- Directed by: Victor Saville
- Written by: Marjorie Gaffney Emlyn Williams
- Based on: Ever Green by Benn Levy
- Produced by: Michael Balcon
- Starring: Jessie Matthews Sonnie Hale Barry MacKay Betty Balfour
- Cinematography: Glen MacWilliams
- Edited by: Ian Dalrymple
- Music by: Richard Rodgers Lorenz Hart Harry M. Woods
- Production company: Gaumont British Pictures
- Distributed by: Gaumont British Distributors
- Release date: April 1934 (United Kingdom) 31 December 1934 (USA);
- Running time: 90 minutes
- Country: United Kingdom
- Language: English

= Evergreen (film) =

1934 British musical film

Evergreen is a 1934 British musical film directed by Victor Saville starring Jessie Matthews, Sonnie Hale and Barry MacKay. The film is based on the 1930 musical Ever Green, also starring Matthews, who plays a dual role as mother and daughter.

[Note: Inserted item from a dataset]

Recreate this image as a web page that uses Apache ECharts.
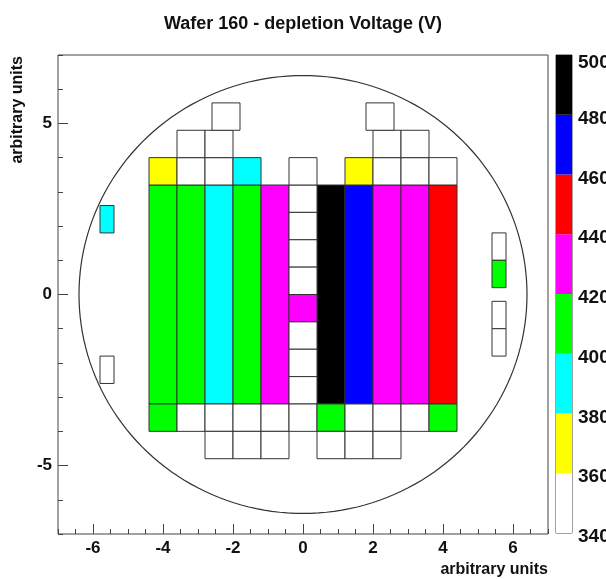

The film was produced at Gaumont British by Michael Balcon and shot at the Lime Grove Studios in London. The film's sets were designed by art director Alfred Junge. The music was written by Rodgers and Hart.

==Plot==
In the Edwardian era music halls of London, popular singing star Harriet Green delights audiences with her coy rendition of "Daddy Wouldn't Buy Me a Bow Wow". Harriet, who has an illegitimate baby daughter that she keeps secret from the public, is blackmailed into leaving the stage, so she moves to South Africa to raise her daughter quietly.

Years later, her daughter, Harriet Hawkes, who strongly resembles her mother, returns to London to break into showbusiness. Handsome young publicity man Tommy Thompson convinces a theatre producer to feature Harriet Hawkes in a new revue as the "remarkably preserved" original Harriet Green. The ruse works, but when Harriet Hawkes and Tommy fall in love, the public believes that Harriet is her 50-year-old mother and that Tommy is her son.

The masquerade is revealed when the younger Harriet performs a strip-tease dance to the Harry M. Woods song "Over My Shoulder."

==Cast==
- Jessie Matthews as Harriet Green
- Sonnie Hale as Leslie Benn
- Betty Balfour as Maudie
- Barry MacKay as Tommy Thompson
- Ivor McLaren as Marquis of Staines
- Hartley Power as Treadwell
- Patrick Ludlow as Lord Shropshire
- Betty Shale as Mrs Hawkes
- Marjorie Brooks as Marjorie Moore
- Stewart Granger as Audience Member
- Charles Mortimer as Butler
- Cyril Smith as Stage Manager

Matthews, a popular English actress, dancer and singer of the 1930s, performs a dual role as music-hall star Harriet Green and her daughter Harriet Hawkes. Hale was Matthews' real-life husband.

==Production==
Capitalising on the success of Jessie Matthews' performance in the 1930 West End production of Rodgers and Hart's Ever Green musical, and on film with The Good Companions. producer Michael Balcon engaged her for Emlyn Williams' film adaptation of Benn W. Levy's stage play. Harry M. Woods added four songs, dropping a number of the original Rodgers and Hart numbers.

RKO, Fred Astaire's Hollywood studio, prevented Balcon from engaging Astaire, who was then appearing in The Gay Divorce at London's Palace Theatre and wanted to appear with Matthews. Contemporary reviews commented that such a partnership would be popular with critics and public.

Even though Matthews was at the peak of her popularity at the time, she was close to a mental breakdown during the making of the film. In her autobiography, Over My Shoulder, Matthews credited director Victor Saville with providing her the support that she had needed to complete the filming.

==Reception==
When the movie premiered at the Radio City Music Hall, critic Andre Sennwald of The New York Times praised the film and Matthews' performance: "Evergreen is the most pleasurable musical comedy yet offered us by the ambitious British screen industry. Both in its suave and expert technical arrangement and in its superb Rodgers and Hart songs, this Gaumont-British screen edition of Benn W. Levy's London play is a considerable joy. In addition it is fortunate in the presence of Jessie Matthews, a nimble and winning dryad of song and dance, who deserves to be better known to American film audiences. A joyous and captivating nymph, she is the feminine counterpart of Fred Astaire. If Hollywood has the welfare of its customers at heart, it will immediately team her with Mr. Astaire in what should certainly be the perfect partnership."

Following the film's success in the U.S., MGM extended an offer of a major Hollywood role to Matthews, but Gaumont British refused to release her.